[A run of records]

━━━━

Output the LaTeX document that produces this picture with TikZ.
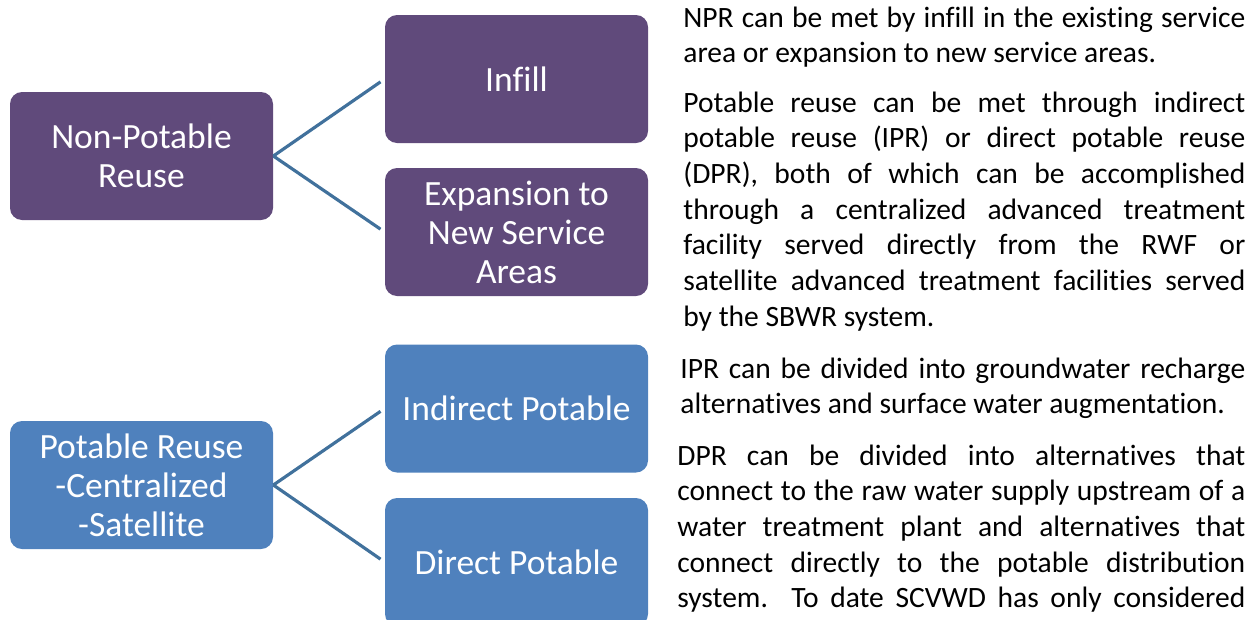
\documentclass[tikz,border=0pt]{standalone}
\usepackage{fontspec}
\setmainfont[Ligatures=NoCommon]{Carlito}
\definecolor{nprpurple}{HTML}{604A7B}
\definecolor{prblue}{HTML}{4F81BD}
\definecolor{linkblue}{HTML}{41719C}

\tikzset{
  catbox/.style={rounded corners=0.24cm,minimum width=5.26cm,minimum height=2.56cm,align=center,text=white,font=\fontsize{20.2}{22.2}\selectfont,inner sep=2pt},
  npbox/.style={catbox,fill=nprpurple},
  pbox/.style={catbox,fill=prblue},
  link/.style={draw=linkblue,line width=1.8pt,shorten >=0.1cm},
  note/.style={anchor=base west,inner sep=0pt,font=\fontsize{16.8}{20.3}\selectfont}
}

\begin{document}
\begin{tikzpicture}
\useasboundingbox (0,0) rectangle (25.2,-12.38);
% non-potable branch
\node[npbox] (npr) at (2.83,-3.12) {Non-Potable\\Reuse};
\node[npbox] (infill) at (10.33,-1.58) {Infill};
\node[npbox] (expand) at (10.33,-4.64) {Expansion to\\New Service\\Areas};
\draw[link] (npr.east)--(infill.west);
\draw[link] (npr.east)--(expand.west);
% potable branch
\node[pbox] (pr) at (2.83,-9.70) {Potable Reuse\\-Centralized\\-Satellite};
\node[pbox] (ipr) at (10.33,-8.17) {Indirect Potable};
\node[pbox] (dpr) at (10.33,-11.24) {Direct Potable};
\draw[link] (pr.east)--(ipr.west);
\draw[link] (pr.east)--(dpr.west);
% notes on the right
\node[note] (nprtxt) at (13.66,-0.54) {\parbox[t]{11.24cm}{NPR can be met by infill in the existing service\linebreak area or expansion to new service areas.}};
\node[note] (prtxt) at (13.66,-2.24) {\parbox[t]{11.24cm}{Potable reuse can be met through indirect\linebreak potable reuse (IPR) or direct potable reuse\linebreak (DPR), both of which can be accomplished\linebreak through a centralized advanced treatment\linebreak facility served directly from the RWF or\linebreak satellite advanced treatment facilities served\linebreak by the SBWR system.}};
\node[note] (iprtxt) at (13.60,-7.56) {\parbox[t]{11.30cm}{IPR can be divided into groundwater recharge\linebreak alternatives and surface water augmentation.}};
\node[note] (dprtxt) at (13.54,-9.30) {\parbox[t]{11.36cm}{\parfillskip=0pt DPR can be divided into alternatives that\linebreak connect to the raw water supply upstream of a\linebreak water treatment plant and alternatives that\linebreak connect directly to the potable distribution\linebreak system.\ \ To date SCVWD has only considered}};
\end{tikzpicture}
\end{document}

━━━━

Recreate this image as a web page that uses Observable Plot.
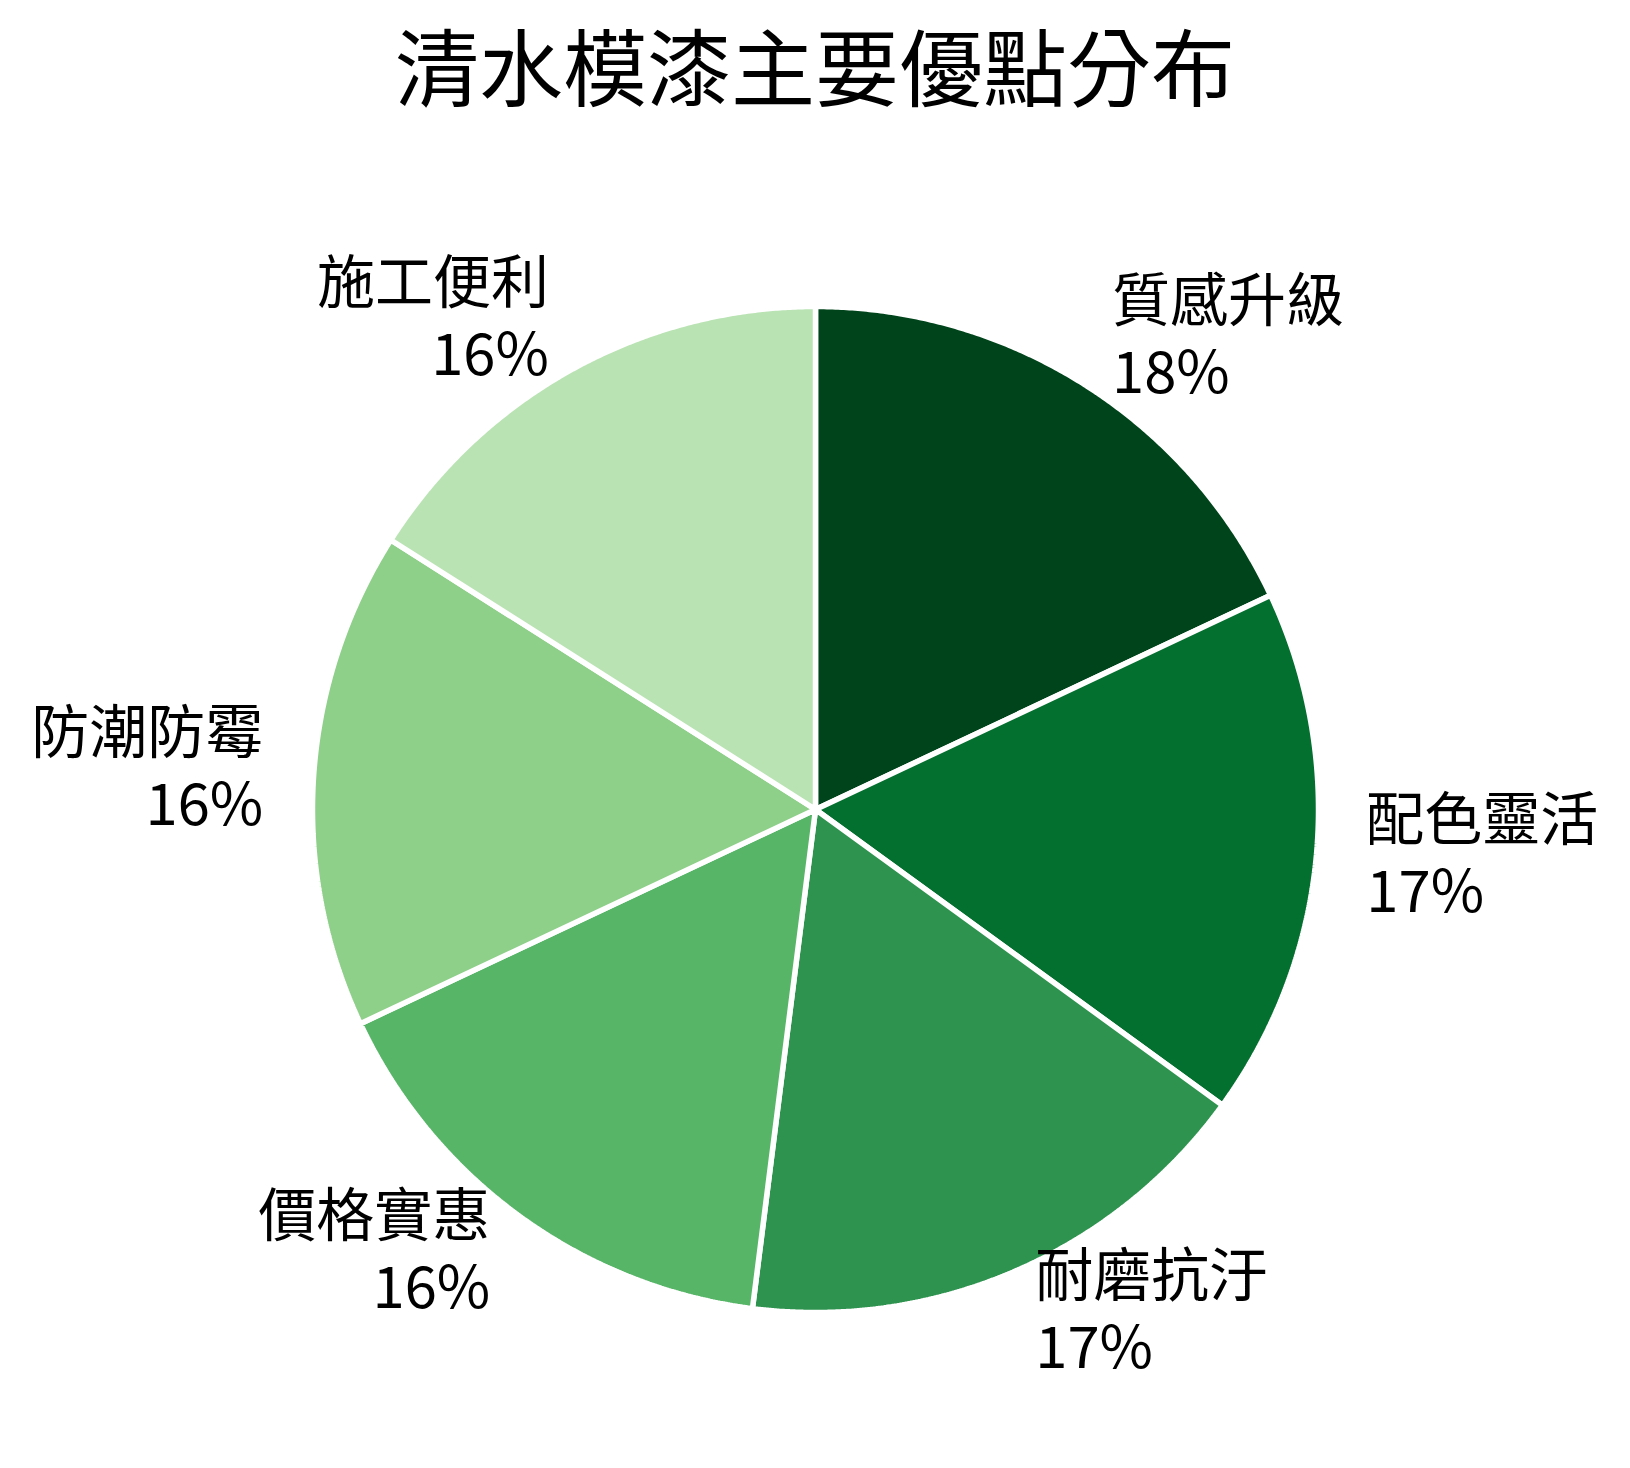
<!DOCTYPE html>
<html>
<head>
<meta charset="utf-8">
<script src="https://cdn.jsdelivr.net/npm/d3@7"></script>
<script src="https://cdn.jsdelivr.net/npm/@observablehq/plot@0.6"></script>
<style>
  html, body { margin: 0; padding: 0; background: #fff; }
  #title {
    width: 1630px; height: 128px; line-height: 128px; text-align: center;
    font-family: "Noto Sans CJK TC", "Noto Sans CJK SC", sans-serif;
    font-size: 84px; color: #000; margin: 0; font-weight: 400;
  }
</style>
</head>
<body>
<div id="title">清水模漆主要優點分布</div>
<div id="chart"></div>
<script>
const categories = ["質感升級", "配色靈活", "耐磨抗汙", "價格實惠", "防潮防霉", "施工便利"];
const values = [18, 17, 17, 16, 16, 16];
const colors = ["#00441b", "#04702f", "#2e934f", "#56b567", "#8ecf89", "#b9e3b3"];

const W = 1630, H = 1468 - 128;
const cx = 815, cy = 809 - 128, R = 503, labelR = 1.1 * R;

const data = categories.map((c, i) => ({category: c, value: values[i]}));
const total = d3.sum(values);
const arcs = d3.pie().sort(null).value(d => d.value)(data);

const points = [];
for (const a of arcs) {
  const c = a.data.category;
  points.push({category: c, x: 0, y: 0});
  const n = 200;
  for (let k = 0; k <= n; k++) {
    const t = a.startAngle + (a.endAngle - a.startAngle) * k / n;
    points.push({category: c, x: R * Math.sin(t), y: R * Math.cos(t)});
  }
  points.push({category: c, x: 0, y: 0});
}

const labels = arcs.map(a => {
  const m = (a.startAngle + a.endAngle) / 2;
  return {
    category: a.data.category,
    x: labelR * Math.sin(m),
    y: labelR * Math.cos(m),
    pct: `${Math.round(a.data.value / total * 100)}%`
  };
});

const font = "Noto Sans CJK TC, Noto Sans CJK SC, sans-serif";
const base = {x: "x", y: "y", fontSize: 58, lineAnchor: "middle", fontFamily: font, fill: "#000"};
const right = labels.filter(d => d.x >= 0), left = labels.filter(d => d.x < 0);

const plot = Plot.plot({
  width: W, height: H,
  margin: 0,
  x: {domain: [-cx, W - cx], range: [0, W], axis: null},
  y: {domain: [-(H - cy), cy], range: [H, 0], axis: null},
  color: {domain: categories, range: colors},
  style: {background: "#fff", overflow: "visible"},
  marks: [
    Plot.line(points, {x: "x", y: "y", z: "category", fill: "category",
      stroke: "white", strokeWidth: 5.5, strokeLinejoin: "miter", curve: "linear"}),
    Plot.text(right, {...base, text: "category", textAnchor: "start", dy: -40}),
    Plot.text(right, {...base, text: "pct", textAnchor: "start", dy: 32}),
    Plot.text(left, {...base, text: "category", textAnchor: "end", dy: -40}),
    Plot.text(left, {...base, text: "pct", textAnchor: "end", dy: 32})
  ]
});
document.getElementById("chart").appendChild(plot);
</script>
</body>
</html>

━━━━

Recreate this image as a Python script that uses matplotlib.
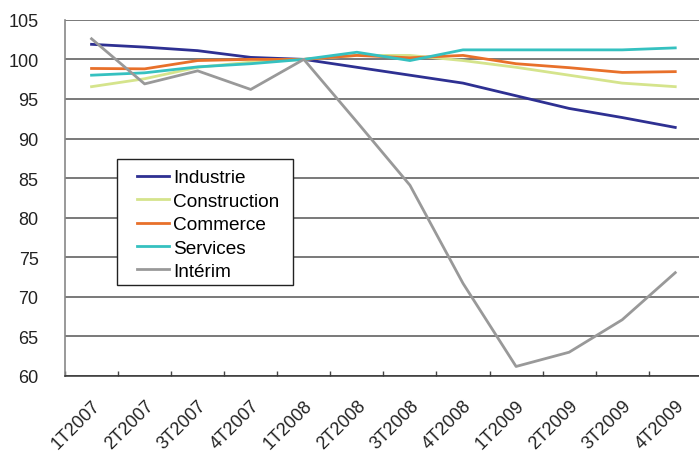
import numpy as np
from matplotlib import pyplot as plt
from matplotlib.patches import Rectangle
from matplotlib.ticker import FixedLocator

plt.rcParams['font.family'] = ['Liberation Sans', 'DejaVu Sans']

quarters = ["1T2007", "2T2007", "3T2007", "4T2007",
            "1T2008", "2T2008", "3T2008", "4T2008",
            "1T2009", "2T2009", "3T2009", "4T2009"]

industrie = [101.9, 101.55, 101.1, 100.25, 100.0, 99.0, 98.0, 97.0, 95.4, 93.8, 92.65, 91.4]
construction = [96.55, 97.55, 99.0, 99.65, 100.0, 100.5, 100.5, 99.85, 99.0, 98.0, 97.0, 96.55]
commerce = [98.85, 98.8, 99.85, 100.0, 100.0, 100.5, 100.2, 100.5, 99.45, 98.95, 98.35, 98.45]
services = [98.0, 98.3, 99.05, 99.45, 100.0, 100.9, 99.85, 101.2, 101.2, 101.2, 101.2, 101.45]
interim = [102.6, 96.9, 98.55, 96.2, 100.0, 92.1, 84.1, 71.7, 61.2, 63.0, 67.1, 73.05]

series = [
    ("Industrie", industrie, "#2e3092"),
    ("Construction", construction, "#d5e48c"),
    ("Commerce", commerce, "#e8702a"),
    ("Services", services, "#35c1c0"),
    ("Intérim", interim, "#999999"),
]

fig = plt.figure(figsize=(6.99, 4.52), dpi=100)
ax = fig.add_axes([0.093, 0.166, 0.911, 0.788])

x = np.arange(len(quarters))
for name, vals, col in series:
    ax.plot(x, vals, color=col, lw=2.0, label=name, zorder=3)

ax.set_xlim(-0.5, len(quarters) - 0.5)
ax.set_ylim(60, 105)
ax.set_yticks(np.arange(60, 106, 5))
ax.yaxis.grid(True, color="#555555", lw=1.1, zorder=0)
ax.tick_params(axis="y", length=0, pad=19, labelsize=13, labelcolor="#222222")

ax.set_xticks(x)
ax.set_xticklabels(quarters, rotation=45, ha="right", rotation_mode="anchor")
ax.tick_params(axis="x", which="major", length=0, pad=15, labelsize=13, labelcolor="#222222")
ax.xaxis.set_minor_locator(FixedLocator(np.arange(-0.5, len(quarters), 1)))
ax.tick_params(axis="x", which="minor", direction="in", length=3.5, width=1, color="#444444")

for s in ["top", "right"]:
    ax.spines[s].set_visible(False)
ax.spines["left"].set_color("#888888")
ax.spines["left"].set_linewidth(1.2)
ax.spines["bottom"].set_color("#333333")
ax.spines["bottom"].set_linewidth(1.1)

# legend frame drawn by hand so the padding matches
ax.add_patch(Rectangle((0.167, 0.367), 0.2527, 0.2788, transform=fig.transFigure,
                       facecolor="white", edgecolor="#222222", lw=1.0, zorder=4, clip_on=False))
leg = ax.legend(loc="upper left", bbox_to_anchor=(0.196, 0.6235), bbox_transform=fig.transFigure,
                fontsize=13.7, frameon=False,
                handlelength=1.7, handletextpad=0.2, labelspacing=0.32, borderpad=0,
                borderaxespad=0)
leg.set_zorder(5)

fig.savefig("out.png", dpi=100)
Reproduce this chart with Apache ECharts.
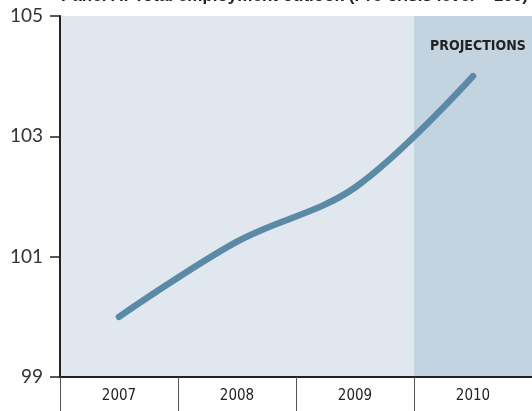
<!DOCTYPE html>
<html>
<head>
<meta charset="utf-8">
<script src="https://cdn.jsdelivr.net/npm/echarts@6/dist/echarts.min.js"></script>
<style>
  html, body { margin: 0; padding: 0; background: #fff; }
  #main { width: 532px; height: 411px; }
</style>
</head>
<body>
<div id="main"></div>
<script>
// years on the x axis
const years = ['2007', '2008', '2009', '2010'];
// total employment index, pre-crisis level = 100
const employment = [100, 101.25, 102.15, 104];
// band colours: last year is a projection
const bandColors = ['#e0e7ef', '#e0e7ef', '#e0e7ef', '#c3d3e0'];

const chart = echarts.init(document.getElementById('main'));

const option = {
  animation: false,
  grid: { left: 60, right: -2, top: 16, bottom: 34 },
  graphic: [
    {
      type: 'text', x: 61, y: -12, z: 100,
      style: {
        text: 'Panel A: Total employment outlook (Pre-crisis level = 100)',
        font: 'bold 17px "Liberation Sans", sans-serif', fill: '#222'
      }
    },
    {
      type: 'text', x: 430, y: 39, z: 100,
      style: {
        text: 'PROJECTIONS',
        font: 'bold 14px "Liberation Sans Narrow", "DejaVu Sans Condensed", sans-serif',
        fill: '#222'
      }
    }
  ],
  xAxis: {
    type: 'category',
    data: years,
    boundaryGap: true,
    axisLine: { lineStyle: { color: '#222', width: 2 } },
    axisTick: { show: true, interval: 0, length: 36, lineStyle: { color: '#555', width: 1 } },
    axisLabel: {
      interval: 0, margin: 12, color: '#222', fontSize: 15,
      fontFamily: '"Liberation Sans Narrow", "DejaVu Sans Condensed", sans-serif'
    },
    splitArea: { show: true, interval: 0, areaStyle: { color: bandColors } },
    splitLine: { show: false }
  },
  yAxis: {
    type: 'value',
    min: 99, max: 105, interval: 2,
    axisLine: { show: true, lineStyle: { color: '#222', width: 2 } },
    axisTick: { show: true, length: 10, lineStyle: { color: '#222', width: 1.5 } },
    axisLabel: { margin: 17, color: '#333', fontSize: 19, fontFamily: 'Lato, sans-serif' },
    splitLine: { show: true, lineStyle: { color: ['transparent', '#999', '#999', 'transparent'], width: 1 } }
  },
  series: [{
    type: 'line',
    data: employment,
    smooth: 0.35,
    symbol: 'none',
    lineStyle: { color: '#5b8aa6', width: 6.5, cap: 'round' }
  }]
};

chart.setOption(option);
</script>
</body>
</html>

━━━━

**What to work on:** Nothing but the lines from the one with "Recreate this image as a Python" through the one with "ax.plot(x, vals, color=col, lw=2.0, label=name, zorder=3)" is to be copied, exactly and ends included. Leave pictures out.

**Solved exercise:**
Recreate this image as a Python script that uses matplotlib.
import numpy as np
from matplotlib import pyplot as plt
from matplotlib.patches import Rectangle
from matplotlib.ticker import FixedLocator

plt.rcParams['font.family'] = ['Liberation Sans', 'DejaVu Sans']

quarters = ["1T2007", "2T2007", "3T2007", "4T2007",
            "1T2008", "2T2008", "3T2008", "4T2008",
            "1T2009", "2T2009", "3T2009", "4T2009"]

industrie = [101.9, 101.55, 101.1, 100.25, 100.0, 99.0, 98.0, 97.0, 95.4, 93.8, 92.65, 91.4]
construction = [96.55, 97.55, 99.0, 99.65, 100.0, 100.5, 100.5, 99.85, 99.0, 98.0, 97.0, 96.55]
commerce = [98.85, 98.8, 99.85, 100.0, 100.0, 100.5, 100.2, 100.5, 99.45, 98.95, 98.35, 98.45]
services = [98.0, 98.3, 99.05, 99.45, 100.0, 100.9, 99.85, 101.2, 101.2, 101.2, 101.2, 101.45]
interim = [102.6, 96.9, 98.55, 96.2, 100.0, 92.1, 84.1, 71.7, 61.2, 63.0, 67.1, 73.05]

series = [
    ("Industrie", industrie, "#2e3092"),
    ("Construction", construction, "#d5e48c"),
    ("Commerce", commerce, "#e8702a"),
    ("Services", services, "#35c1c0"),
    ("Intérim", interim, "#999999"),
]

fig = plt.figure(figsize=(6.99, 4.52), dpi=100)
ax = fig.add_axes([0.093, 0.166, 0.911, 0.788])

x = np.arange(len(quarters))
for name, vals, col in series:
    ax.plot(x, vals, color=col, lw=2.0, label=name, zorder=3)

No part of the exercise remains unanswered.